Why Managed Services Play a Critical Role

Many insurers prepare operationally for catastrophe season. Fewer prepare architecturally and technologically in a continuous manner.

BCG's analysis of the insurers who have successfully scaled AI initiatives reveals a consistent pattern: 

  • they think bigger and longer term
  • appoint business-aligned product owners for each AI initiative 
  • foster cultures of accountability rather than experimentation

Managed services, when structured as a governance layer rather than a reactive support model, provide ongoing workflow review, integration performance monitoring, AI lifecycle oversight, compliance validation, and surge scenario testing. This proactive model ensures that systems are tuned before demand spikes rather than adjusted in the middle of a crisis.

In complex, AI-driven insurance environments, continuous oversight is not about reacting to tickets. It is about owning performance, stability, and compliance as systems evolve. That governance layer — the kind Condado builds into its managed services engagements — helps insurers move from reactive catastrophe response to sustained operational readiness.

Explore Condado’s Managed Services →

Conclusion: Readiness Is a Continuous Discipline

Catastrophe events are inevitable. The frequency and severity of climate-related incidents continue to increase, and customer expectations for real-time service remain high and rising.

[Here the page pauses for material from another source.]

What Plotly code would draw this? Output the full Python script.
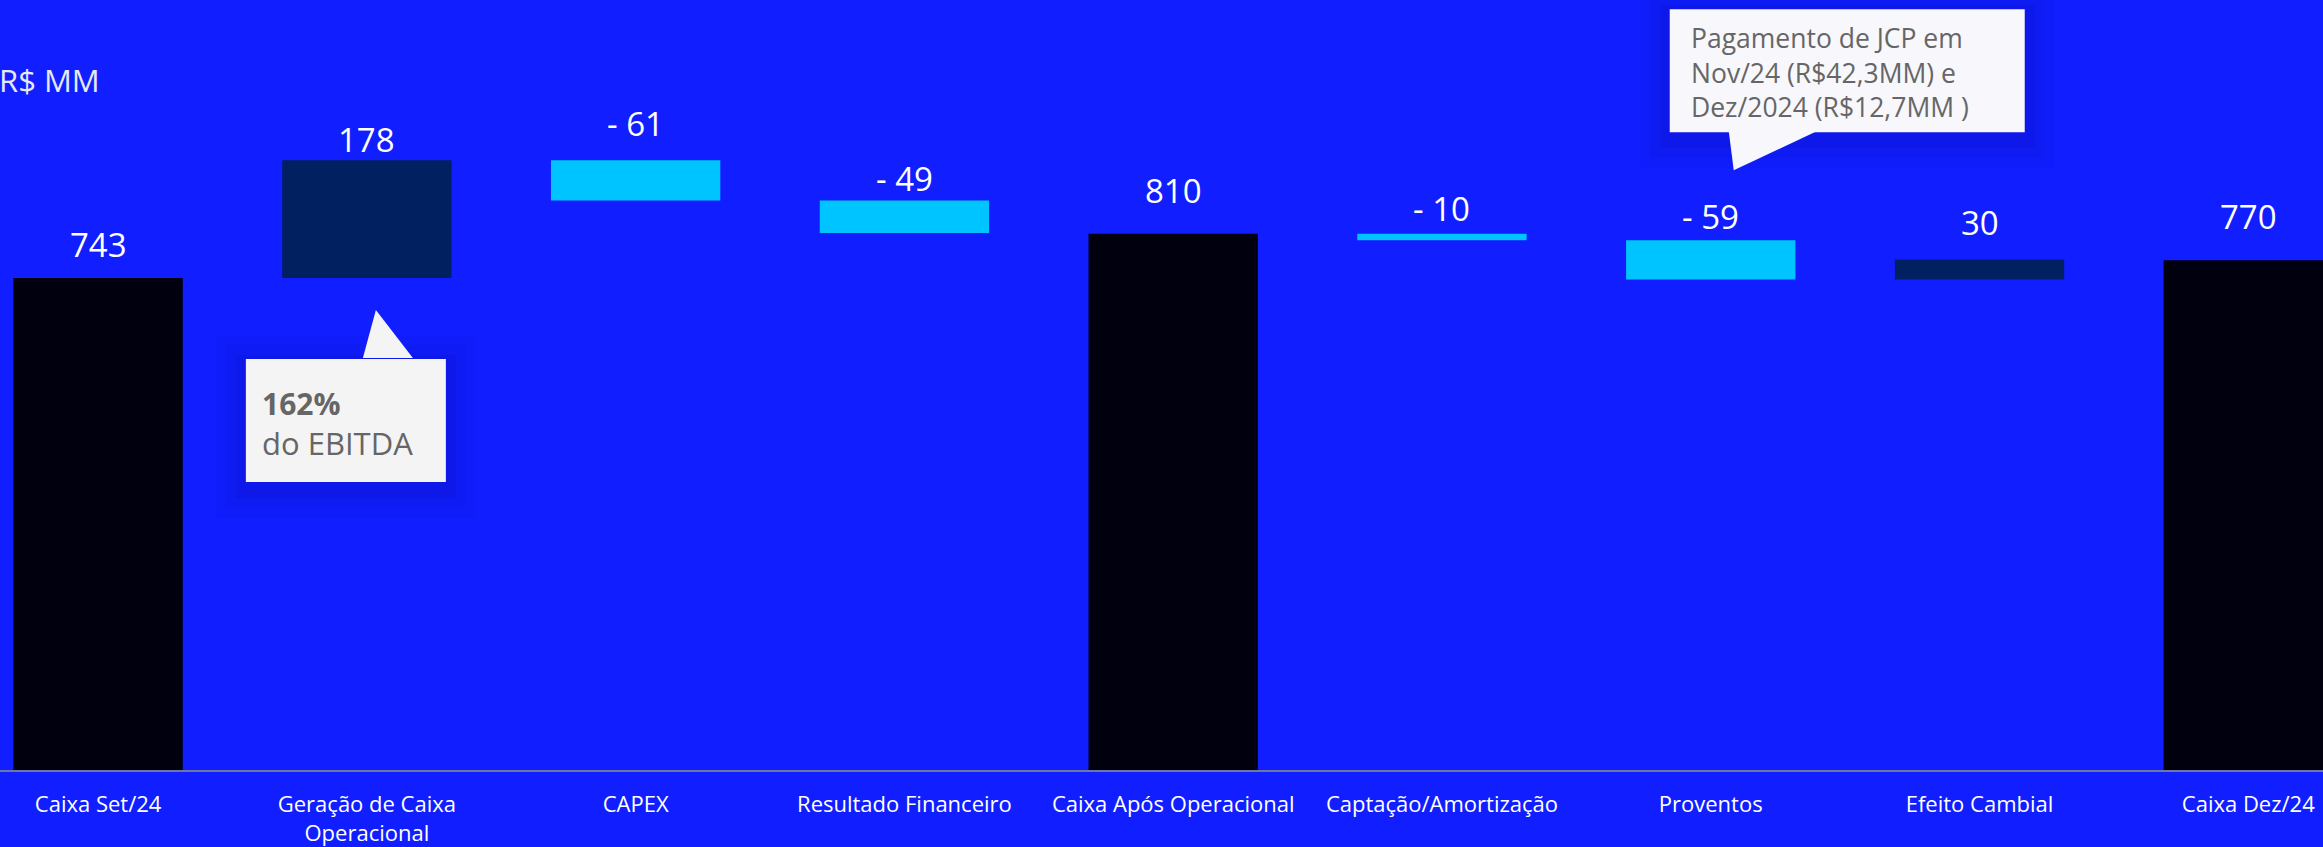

Elastic infrastructure and AI automation are essential components of modern insurance contact centers…but they are not, on their own, sufficient. The data is clear: most insurers have deployed AI, but few have governed it to production-grade performance. Most have scalable infrastructure, but not necessarily the workflow resilience to perform under stress.

True catastrophe readiness requires governance. It requires architecture that withstands load, workflows that adapt to urgency, AI that remains accurate under stress, and monitoring that continues long after implementation. The insurers who will lead through the next catastrophe season are the ones building that governance layer now, as a continuous operational discipline rather than a seasonal exercise.